Attorney Scott Kivel insisted the five workers controlled their own hours and took responsibility for work projects without supervision from superiors, key indicators they were consultants. CalPERS has strict rules on retirees working for another agency that participates in the CalPERS pension system. These include working less than 960 hours in a year, making less than the set hourly rate for the position, and waiting 180 days after retiring to take a temporary position. RGS was formed in 2002 to find a way around those CalPERS regulations, said Sophia Selivanoff, the organization’s deputy executive director for client services. Selivanoff said it’s legal to hire CalPERs retirees as consultants on a temporary basis to help municipalities and government entities with their work. Here’s how the administrative law judge concluded the retirees violated California pension rules:

CHANGED TITLES, BUT NOT JOBS

In a couple of cases, local governments moved officials from their payroll to RGS and then assigned them similar work. The administrative law judge said that Dixon city officials received warnings from CalPERS that David Dowswell’s continued employment as Community Services Director after he retired in 2011 was against CalPERS rules. The city acted. Wong said that after hearing from CalPERS officials in 2013, Dixon officials found another way to continue their relationship with Dowswell. He was switched to an RGS consultant’s role and was assigned to Dixon as community services director. He stayed in that position for almost two years. Dowswell told CalPERS officials that City Manager Jim Linley said that he “needed to look more like a consultant and less like an employee.” Linley testified that he felt that hiring Dowswell as a consultant through RGS would satisfy CalPERS. In another case, former Hughson City manager, Bryan Whitemyer hired Margaret Souza as interim city finance director in 2012 during a municipal crisis.
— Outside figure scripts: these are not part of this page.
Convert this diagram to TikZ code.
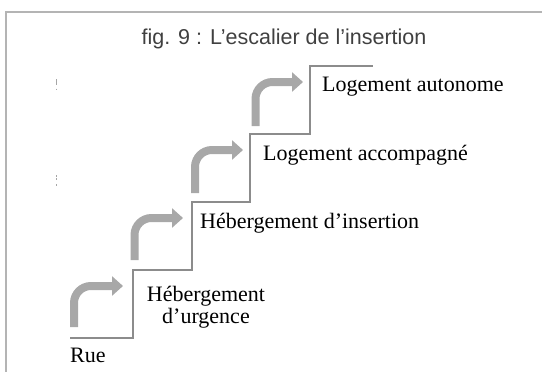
\documentclass[tikz,border=0pt]{standalone}
\usepackage{fontspec}
\setmainfont{Liberation Serif}
\newfontfamily\titlefont{Liberation Sans}
\usetikzlibrary{arrows.meta}
\definecolor{framegray}{HTML}{B4B4B4}
\definecolor{stairgray}{HTML}{8C8C8C}
\definecolor{arrowgray}{HTML}{A8A8A8}
\definecolor{titlegray}{HTML}{404040}
\begin{document}
\begin{tikzpicture}[x=1pt,y=-1pt,
  frameline/.style={draw=framegray,line width=1.2pt},
  stairline/.style={draw=stairgray,line width=2.6pt,line join=miter},
  steparrow/.style={draw=arrowgray,line width=8pt,rounded corners=17pt,
    -{Triangle[width=19pt,length=11pt]}},
  lbl/.style={anchor=base west,inner sep=0pt,font=\fontsize{22}{23}\selectfont},
  speck/.style={draw=gray!70,line width=0.8pt}]
\useasboundingbox (0,0) rectangle (542,372);
% frame
\coordinate (fTL) at (6,12);
\coordinate (fTR) at (542,12);
\coordinate (fBL) at (6,372);
\draw[frameline] (fTR) -- (fTL) -- (fBL);
% title
\node[anchor=base,inner sep=0pt,text=titlegray,font=\titlefont\fontsize{21.5}{23}\selectfont] (title) at (284,45) {fig. 9 : L’escalier de l’insertion};
% stairs
\coordinate (s0) at (70,338);
\coordinate (s1) at (133,338);
\coordinate (s2) at (133,270);
\coordinate (s3) at (192,270);
\coordinate (s4) at (192,202);
\coordinate (s5) at (250,202);
\coordinate (s6) at (250,134);
\coordinate (s7) at (310,134);
\coordinate (s8) at (310,66);
\coordinate (s9) at (373,66);
\draw[stairline] (s0) -- (s1) -- (s2) -- (s3) -- (s4) -- (s5) -- (s6) -- (s7) -- (s8) -- (s9);
% arrows
\foreach \i in {0,1,2,3}{
  \coordinate (a\i b) at ({74+60.5*\i},{327-67*\i});
  \coordinate (a\i c) at ({74+60.5*\i},{286-68*\i});
  \coordinate (a\i t) at ({123+60*\i},{286-68*\i});
  \draw[steparrow] (a\i b) -- (a\i c) -- (a\i t);
}
% labels
\node[lbl] (rue) at (70,362) {Rue};
\node[anchor=base,inner sep=0pt,align=center,font=\fontsize{22}{22}\selectfont] (urg) at (206,323) {Hébergement\\d’urgence};
\node[lbl] (ins) at (200,228) {Hébergement d’insertion};
\node[lbl] (acc) at (263,160) {Logement accompagné};
\node[lbl] (aut) at (322,92) {Logement autonome};
% specks
\coordinate (k1a) at (56,79); \coordinate (k1b) at (56,85);
\coordinate (k2a) at (56,88.5); \coordinate (k2b) at (56,90);
\coordinate (k3a) at (56,175); \coordinate (k3b) at (56,176.5);
\coordinate (k4a) at (56,178); \coordinate (k4b) at (56,179.5);
\coordinate (k5a) at (56,184); \coordinate (k5b) at (56,185.5);
\draw[speck] (k1a) -- (k1b);
\draw[speck] (k2a) -- (k2b);
\draw[speck] (k3a) -- (k3b);
\draw[speck] (k4a) -- (k4b);
\draw[speck] (k5a) -- (k5b);
\end{tikzpicture}
\end{document}
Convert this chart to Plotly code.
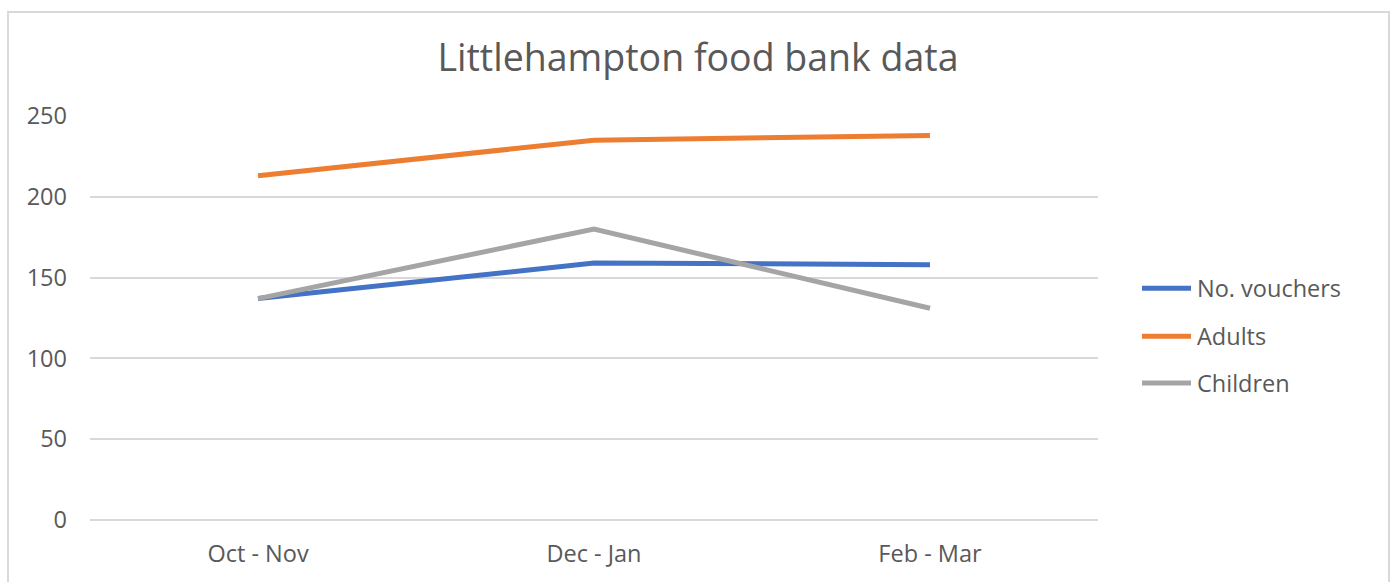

Judge Wong noted that the city manager “had no confidence in the numbers that were coming out of the Finance Director’s office.” A year later after new CalPERs post-retiree rules went into place, Souza was switched to a consultant’s role, hired by RGS, but still working for Hughson. Souza worked as the interim finance director from one to two days a week until 2015. Souza was paid $45 an hour and made around an estimated $100,000 during her four-year tenure. CalPERS wants her to pay back not the money she earned from the Hughson job, but the entire retirement benefits she earned during that four-year period between 2012 and 2015 of more than $235,000.

EMPLOYMENT BENEFITS

Consultants normally don’t receive benefits like health insurance or life insurance. Wong noted that RGS paid the workers benefits but were reimbursed by the municipalities for the the cost of proving them. Wong said RGS “was simply a conduit through which the cities” paid the employees, an indicator they were employees.
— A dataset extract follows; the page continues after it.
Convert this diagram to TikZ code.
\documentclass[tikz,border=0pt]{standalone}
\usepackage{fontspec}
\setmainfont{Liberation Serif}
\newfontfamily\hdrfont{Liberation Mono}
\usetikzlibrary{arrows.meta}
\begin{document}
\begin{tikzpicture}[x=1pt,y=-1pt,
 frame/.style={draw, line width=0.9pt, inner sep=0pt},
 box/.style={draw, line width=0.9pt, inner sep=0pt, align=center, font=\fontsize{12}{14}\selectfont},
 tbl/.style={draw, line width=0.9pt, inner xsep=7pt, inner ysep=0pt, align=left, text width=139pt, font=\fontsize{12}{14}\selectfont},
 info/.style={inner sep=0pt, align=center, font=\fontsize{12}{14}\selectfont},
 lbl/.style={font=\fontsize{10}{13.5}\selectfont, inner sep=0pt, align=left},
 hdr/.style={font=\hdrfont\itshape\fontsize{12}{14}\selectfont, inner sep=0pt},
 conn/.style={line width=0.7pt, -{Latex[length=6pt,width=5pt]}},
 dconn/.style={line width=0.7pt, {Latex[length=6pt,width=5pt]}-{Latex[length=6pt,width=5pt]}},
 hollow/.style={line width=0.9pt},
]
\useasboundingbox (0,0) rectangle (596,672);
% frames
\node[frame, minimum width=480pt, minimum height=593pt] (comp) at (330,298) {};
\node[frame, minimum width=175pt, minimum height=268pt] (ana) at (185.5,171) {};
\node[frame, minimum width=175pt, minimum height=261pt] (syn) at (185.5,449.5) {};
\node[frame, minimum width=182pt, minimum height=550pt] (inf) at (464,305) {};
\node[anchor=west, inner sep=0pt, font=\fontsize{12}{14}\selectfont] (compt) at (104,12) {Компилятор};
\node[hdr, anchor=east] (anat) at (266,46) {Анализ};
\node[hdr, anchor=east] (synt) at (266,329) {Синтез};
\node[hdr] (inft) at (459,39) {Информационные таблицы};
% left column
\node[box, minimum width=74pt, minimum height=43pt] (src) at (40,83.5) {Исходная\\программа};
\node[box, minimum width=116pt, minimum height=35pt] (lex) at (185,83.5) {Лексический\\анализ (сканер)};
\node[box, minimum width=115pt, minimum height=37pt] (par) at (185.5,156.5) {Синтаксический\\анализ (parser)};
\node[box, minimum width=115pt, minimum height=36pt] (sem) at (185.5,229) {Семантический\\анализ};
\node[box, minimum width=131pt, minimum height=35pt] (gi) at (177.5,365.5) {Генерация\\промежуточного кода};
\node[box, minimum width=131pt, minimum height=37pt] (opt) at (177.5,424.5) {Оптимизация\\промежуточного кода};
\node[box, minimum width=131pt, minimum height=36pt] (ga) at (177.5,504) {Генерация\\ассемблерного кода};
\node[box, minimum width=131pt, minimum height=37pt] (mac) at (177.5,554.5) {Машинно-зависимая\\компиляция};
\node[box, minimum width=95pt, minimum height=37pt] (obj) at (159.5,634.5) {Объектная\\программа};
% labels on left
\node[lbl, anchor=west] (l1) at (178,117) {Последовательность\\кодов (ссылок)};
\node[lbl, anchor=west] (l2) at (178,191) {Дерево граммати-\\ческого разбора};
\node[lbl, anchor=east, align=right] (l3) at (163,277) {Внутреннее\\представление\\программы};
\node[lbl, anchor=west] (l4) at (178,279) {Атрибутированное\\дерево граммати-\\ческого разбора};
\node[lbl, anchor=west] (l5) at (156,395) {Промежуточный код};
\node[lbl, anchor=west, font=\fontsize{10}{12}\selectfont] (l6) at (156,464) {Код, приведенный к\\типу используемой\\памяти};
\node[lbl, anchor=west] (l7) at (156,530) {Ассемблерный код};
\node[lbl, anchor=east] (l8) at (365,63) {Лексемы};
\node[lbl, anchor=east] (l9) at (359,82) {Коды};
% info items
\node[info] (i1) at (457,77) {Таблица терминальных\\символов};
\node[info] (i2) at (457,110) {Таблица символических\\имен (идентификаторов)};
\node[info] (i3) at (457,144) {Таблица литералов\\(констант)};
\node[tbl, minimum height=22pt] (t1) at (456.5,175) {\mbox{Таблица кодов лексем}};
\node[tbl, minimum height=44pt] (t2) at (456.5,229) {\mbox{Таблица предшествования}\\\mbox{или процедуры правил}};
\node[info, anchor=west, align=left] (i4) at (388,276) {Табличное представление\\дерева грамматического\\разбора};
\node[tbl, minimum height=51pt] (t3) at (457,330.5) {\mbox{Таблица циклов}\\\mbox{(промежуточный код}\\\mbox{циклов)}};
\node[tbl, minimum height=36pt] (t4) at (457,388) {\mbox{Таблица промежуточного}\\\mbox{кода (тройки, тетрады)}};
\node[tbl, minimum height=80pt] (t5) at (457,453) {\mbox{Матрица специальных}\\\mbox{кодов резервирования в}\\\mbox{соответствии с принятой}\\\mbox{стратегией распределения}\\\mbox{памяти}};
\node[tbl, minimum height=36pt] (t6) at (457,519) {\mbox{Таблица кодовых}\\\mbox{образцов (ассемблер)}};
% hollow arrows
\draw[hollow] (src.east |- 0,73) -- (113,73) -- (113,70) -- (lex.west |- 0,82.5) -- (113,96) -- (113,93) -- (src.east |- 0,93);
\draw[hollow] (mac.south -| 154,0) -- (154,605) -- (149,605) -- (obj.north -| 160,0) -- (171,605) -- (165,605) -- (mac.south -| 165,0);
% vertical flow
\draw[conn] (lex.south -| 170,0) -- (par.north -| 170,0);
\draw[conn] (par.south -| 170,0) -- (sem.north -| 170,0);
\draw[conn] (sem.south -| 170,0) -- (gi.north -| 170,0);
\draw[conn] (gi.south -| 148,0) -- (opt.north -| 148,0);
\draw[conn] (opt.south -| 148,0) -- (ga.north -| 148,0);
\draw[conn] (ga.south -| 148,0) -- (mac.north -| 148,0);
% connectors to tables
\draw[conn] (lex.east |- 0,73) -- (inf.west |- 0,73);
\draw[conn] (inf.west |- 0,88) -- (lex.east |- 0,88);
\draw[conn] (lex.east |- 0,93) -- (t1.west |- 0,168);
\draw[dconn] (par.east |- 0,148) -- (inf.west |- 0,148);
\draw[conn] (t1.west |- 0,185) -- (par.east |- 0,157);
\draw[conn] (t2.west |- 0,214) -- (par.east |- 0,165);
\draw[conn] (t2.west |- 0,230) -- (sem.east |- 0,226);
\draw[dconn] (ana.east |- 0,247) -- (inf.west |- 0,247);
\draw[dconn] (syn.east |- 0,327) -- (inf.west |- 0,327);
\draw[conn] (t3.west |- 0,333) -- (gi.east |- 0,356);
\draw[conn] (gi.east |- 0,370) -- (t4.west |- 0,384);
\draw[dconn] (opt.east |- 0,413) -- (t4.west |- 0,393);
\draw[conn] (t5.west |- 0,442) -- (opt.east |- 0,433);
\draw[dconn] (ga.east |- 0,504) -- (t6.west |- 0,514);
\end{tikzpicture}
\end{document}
RGS’s Selivanoff said RGS does provide benefits to its employees but they are still consultants. “As with most businesses, our bill rates to client agencies are designed to include cost recovery for RGS, which covers the cost of our consulting staff, administration costs, technology and other resources, etc,” she said. “The client agency payment of an agreed-upon bill rate is not a direct reimbursement of benefit costs, despite the judge’s perspective.”

HIGH PAY

Consultants have no limitations on much they can earn from government agencies. In the RGS cases, the administrative law judge determined the retirees were not consultants and instead were subject to civil service rules that restrict pay for so-called retired annuitants. Those part-time employees drawing pensions from CalPERS cannot earn hourly wages that are greater than what government agencies pay other employees in similar roles

In one case, an RGS employee named Tariochan Sandhu, who was the interim finance director for the city of Capitola, was paid $75/hour even though the salary authorized for the position was $62.55 an hour. In another case, CalPERS annuitant Douglas Breeze retired from the public works director position in the city of Ojai in 2007, the administrative law judge said. Breeze, who died this year, was hired by RGS and served as a consultant. Wong said he performed some of the public works director’s duties for Atascadero in 2014. The maximum salary approved for that position was $62.04 an hour, CalPERS filings show he was paid $70 an hour.

CALPERS CUSTOMER SERVICE

CalPERS isn’t discussing the specifics of the five cases

Spokeswoman Amy Morgan said it has always been the responsibility of the employer and members to comply with the laws governing the hiring of independent contractors. She said CalPERS members can call the pension plan and “we are happy to speak to them. We will even answer specific questions they have relating to any post-employment employment they are seeking to undertake.” Morgan added that retirees should “not rely on third-party agencies that may provide incorrect information.”